The Salish Sea is located between the Northwest corner of the United States and Southwest corner of Canada. Spanning some 300 miles (480 kilometers), it is an inland saltwater sea that is connected to the Pacific Ocean by a large passage in the middle and several small passages to the north. Its glacial carved shores are comprised of many small inlets, islands, river deltas and fjords. The sea is protected from the relentless ocean swells by the Olympic Peninsula in Washington State and Vancouver Island in the Canadian provence of British Columbia.

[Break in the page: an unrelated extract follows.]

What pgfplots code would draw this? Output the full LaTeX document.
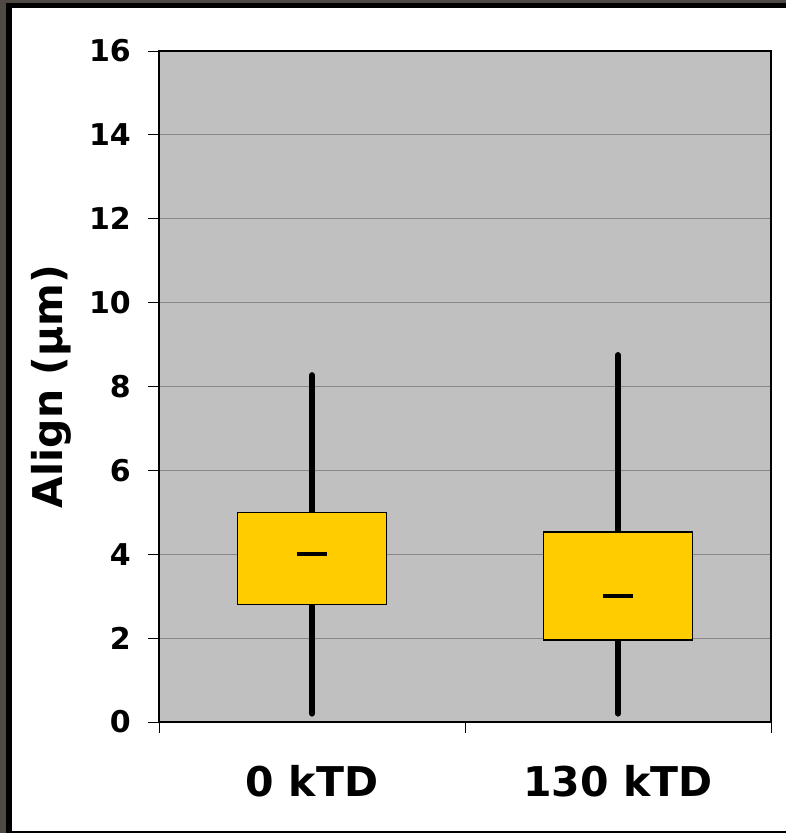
\documentclass[border=0pt]{standalone}
\usepackage{pgfplots}
\pgfplotsset{compat=1.18}
\usepackage{fontspec}
\setmainfont{DejaVu Sans}
\definecolor{framebg}{HTML}{4F4A43}
\definecolor{plotbg}{HTML}{C0C0C0}
\definecolor{boxfill}{HTML}{FFCC00}
\definecolor{gridc}{HTML}{878787}
\begin{document}
\begin{tikzpicture}[x=1bp,y=1bp]
\fill[framebg] (0,0) rectangle (786,833);
\fill[black] (6,0) rectangle (786,830);
\fill[white] (12,2) rectangle (786,825);
\begin{axis}[
 at={(159bp,111bp)}, anchor=south west,
 scale only axis, width=612bp, height=671bp,
 xmin=-0.5, xmax=1.5, ymin=0, ymax=16,
 axis background/.style={fill=plotbg},
 xtick={-0.5,0.5,1.5}, x tick label as interval, xticklabels={0 kTD,130 kTD},
 ytick={0,2,...,16},
 ymajorgrids, grid style={gridc, line width=1bp},
 tick align=outside, xtick pos=bottom, ytick pos=left,
 major tick length=11bp,
 tick style={black, line width=0.8bp},
 axis line style={black, line width=1.5bp},
 /pgf/number format/assume math mode=true,
 yticklabel style={font=\fontsize{30bp}{36bp}\selectfont\bfseries, inner sep=0pt, xshift=-17bp},
 xticklabel style={font=\fontsize{41bp}{48bp}\selectfont\bfseries, inner sep=0pt, yshift=-32bp},
 ylabel={Align (μm)},
 ylabel style={font=\fontsize{41bp}{48bp}\selectfont\bfseries, at={(axis description cs:-0.157,0.5)}, anchor=base},
]
% whiskers
\addplot[black, line width=6bp, line cap=round] coordinates {(0,0.2) (0,8.27)};
\addplot[black, line width=6bp, line cap=round] coordinates {(1,0.2) (1,8.75)};
% boxes
\addplot[draw=black, fill=boxfill, line width=1.5bp] coordinates {(-0.243,2.8) (0.243,2.8) (0.243,5.0) (-0.243,5.0)} -- cycle;
\addplot[draw=black, fill=boxfill, line width=1.5bp] coordinates {(0.757,1.95) (1.243,1.95) (1.243,4.53) (0.757,4.53)} -- cycle;
% medians
\addplot[black, line width=4bp] coordinates {(-0.05,4.0) (0.05,4.0)};
\addplot[black, line width=4bp] coordinates {(0.95,3.0) (1.05,3.0)};
\end{axis}
\end{tikzpicture}
\end{document}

Until recently, the area was only referred by its major parts: Puget Sound, Hood Canal, Georgia Straits, Straits of Juan de Fuca, San Juan Islands, Gulf Islands, and Desolation Sound. To make things more confusing, the region is also referred to as part of the Inside Passage to Alaska.

Salish Sea Fun Facts:

- The Salish Sea has one of the most diversified eco systems with one of the broadest ranges of aquatic species in the world.

- The first European to explore the Salish Sea was Captain George Vancouver in 1792.

- The name "Salish" was chosen to honor the regions first human inhabitants, the Coast Salish people.

- The Salish Sea has a shoreline length of 4,641 miles (7,470 kilometers).

- The number of Islands in the Salish Sea is 419 (not including exposed reefs and shoals).

* The combined land area of the Salish Sea islands is 1,413 square miles (3,660 square kilometers).

- Water surface area of the Salish Sea is 6,534 square miles (16,925 square kilometers).

- The human population around the Salish Sea is approximately eight Million.

Why didn't the Salish Sea have a name until now? It is a very odd situation that this unique body of water has gone unnamed for so long. From maps and satellite views it seems so obvious that a distinctive geological feature is present, yet until recently, no chart or map has identified this inland sea in a singular fashion.

Perhaps it was due to its relatively recent discovery in comparison to many other places on earth. Or perhaps it was that the sea was discovered during a time when explorers were hoping to find a Northern trade route back to Europe? During the early years the region was thought to be the terminous of the Northwest Passage.